=== DATA LINES ===

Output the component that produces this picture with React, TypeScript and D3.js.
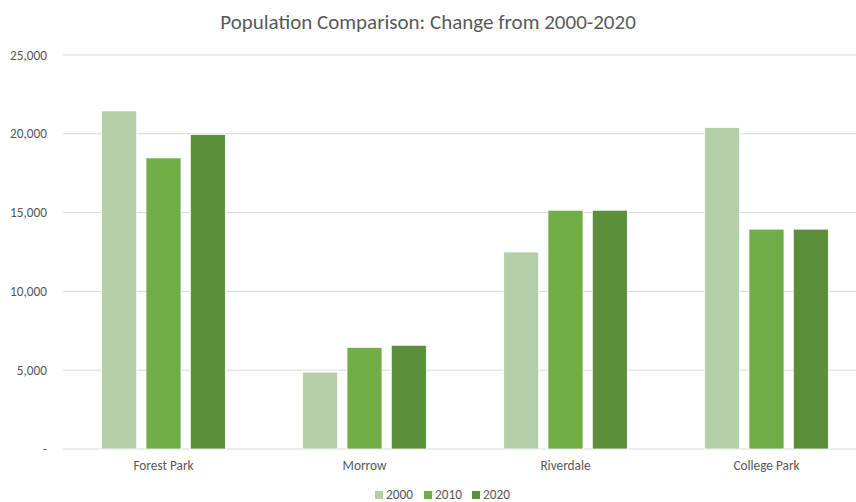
import React from "react";
import * as d3 from "d3";

const categories = ["Forest Park", "Morrow", "Riverdale", "College Park"];
const seriesNames = ["2000", "2010", "2020"];
const values2000 = [21450, 4880, 12500, 20400];
const values2010 = [18470, 6450, 15150, 13950];
const values2020 = [19950, 6580, 15150, 13950];
const yTicks = [0, 5000, 10000, 15000, 20000, 25000];
const colors = ["#b5cea8", "#70ad47", "#5b8f3a"];

const W = 856, H = 502;
const left = 63, right = 867, gridRight = 856, top = 55, bottom = 449;

export default function App() {
  const series = [values2000, values2010, values2020];
  const x = d3.scaleBand().domain(categories).range([left, right]).paddingInner(0).paddingOuter(0);
  const xs = d3.scaleBand().domain(seriesNames).range([0, x.bandwidth()]).paddingInner(0.21).paddingOuter(0.873);
  const y = d3.scaleLinear().domain([0, 25000]).range([bottom, top]);
  const fmt = (v: number) => (v === 0 ? "-" : d3.format(",")(v));
  const font = "Carlito, 'Open Sans', 'Liberation Sans', sans-serif";
  const legendX = [375, 424, 472];
  return (
    <svg width={W} height={H} style={{ position: "absolute", left: 0, top: 0, background: "#fff" }} fontFamily={font}>
      <text x={W / 2} y={29} textAnchor="middle" fontSize={21} fill="#595959">
        Population Comparison: Change from 2000-2020
      </text>
      {yTicks.map((t) => (
        <g key={t}>
          <line x1={left} x2={gridRight} y1={y(t)} y2={y(t)} stroke="#d9d9d9" strokeWidth={1} />
          <text x={47} y={y(t) + 4.5} textAnchor="end" fontSize={13.3} fill="#595959">
            {fmt(t)}
          </text>
        </g>
      ))}
      {categories.map((c, i) => (
        <g key={c}>
          {series.map((s, j) => (
            <rect
              key={j}
              x={(x(c) as number) + (xs(seriesNames[j]) as number)}
              y={y(s[i])}
              width={xs.bandwidth()}
              height={bottom - y(s[i])}
              fill={colors[j]}
              stroke="#fff"
              strokeWidth={0.75}
            />
          ))}
          <text x={(x(c) as number) + x.bandwidth() / 2} y={470} textAnchor="middle" fontSize={13.3} fill="#595959">
            {c}
          </text>
        </g>
      ))}
      {seriesNames.map((n, j) => (
        <g key={n}>
          <rect x={legendX[j]} y={491} width={8} height={8} fill={colors[j]} />
          <text x={legendX[j] + 11} y={499} fontSize={13.3} fill="#595959">
            {n}
          </text>
        </g>
      ))}
    </svg>
  );
}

===

> _SET TASK_
From the material above, copy everything exactly but the pictures.

> _OUTPUT OF THE EXERCISE_
Output the component that produces this picture with React, TypeScript and D3.js.
import React from "react";
import * as d3 from "d3";

const categories = ["Forest Park", "Morrow", "Riverdale", "College Park"];
const seriesNames = ["2000", "2010", "2020"];
const values2000 = [21450, 4880, 12500, 20400];
const values2010 = [18470, 6450, 15150, 13950];
const values2020 = [19950, 6580, 15150, 13950];
const yTicks = [0, 5000, 10000, 15000, 20000, 25000];
const colors = ["#b5cea8", "#70ad47", "#5b8f3a"];

const W = 856, H = 502;
const left = 63, right = 867, gridRight = 856, top = 55, bottom = 449;

export default function App() {
  const series = [values2000, values2010, values2020];
  const x = d3.scaleBand().domain(categories).range([left, right]).paddingInner(0).paddingOuter(0);
  const xs = d3.scaleBand().domain(seriesNames).range([0, x.bandwidth()]).paddingInner(0.21).paddingOuter(0.873);
  const y = d3.scaleLinear().domain([0, 25000]).range([bottom, top]);
  const fmt = (v: number) => (v === 0 ? "-" : d3.format(",")(v));
  const font = "Carlito, 'Open Sans', 'Liberation Sans', sans-serif";
  const legendX = [375, 424, 472];
  return (
    <svg width={W} height={H} style={{ position: "absolute", left: 0, top: 0, background: "#fff" }} fontFamily={font}>
      <text x={W / 2} y={29} textAnchor="middle" fontSize={21} fill="#595959">
        Population Comparison: Change from 2000-2020
      </text>
      {yTicks.map((t) => (
        <g key={t}>
          <line x1={left} x2={gridRight} y1={y(t)} y2={y(t)} stroke="#d9d9d9" strokeWidth={1} />
          <text x={47} y={y(t) + 4.5} textAnchor="end" fontSize={13.3} fill="#595959">
            {fmt(t)}
          </text>
        </g>
      ))}
      {categories.map((c, i) => (
        <g key={c}>
          {series.map((s, j) => (
            <rect
              key={j}
              x={(x(c) as number) + (xs(seriesNames[j]) as number)}
              y={y(s[i])}
              width={xs.bandwidth()}
              height={bottom - y(s[i])}
              fill={colors[j]}
              stroke="#fff"
              strokeWidth={0.75}
            />
          ))}
          <text x={(x(c) as number) + x.bandwidth() / 2} y={470} textAnchor="middle" fontSize={13.3} fill="#595959">
            {c}
          </text>
        </g>
      ))}
      {seriesNames.map((n, j) => (
        <g key={n}>
          <rect x={legendX[j]} y={491} width={8} height={8} fill={colors[j]} />
          <text x={legendX[j] + 11} y={499} fontSize={13.3} fill="#595959">
            {n}
          </text>
        </g>
      ))}
    </svg>
  );
}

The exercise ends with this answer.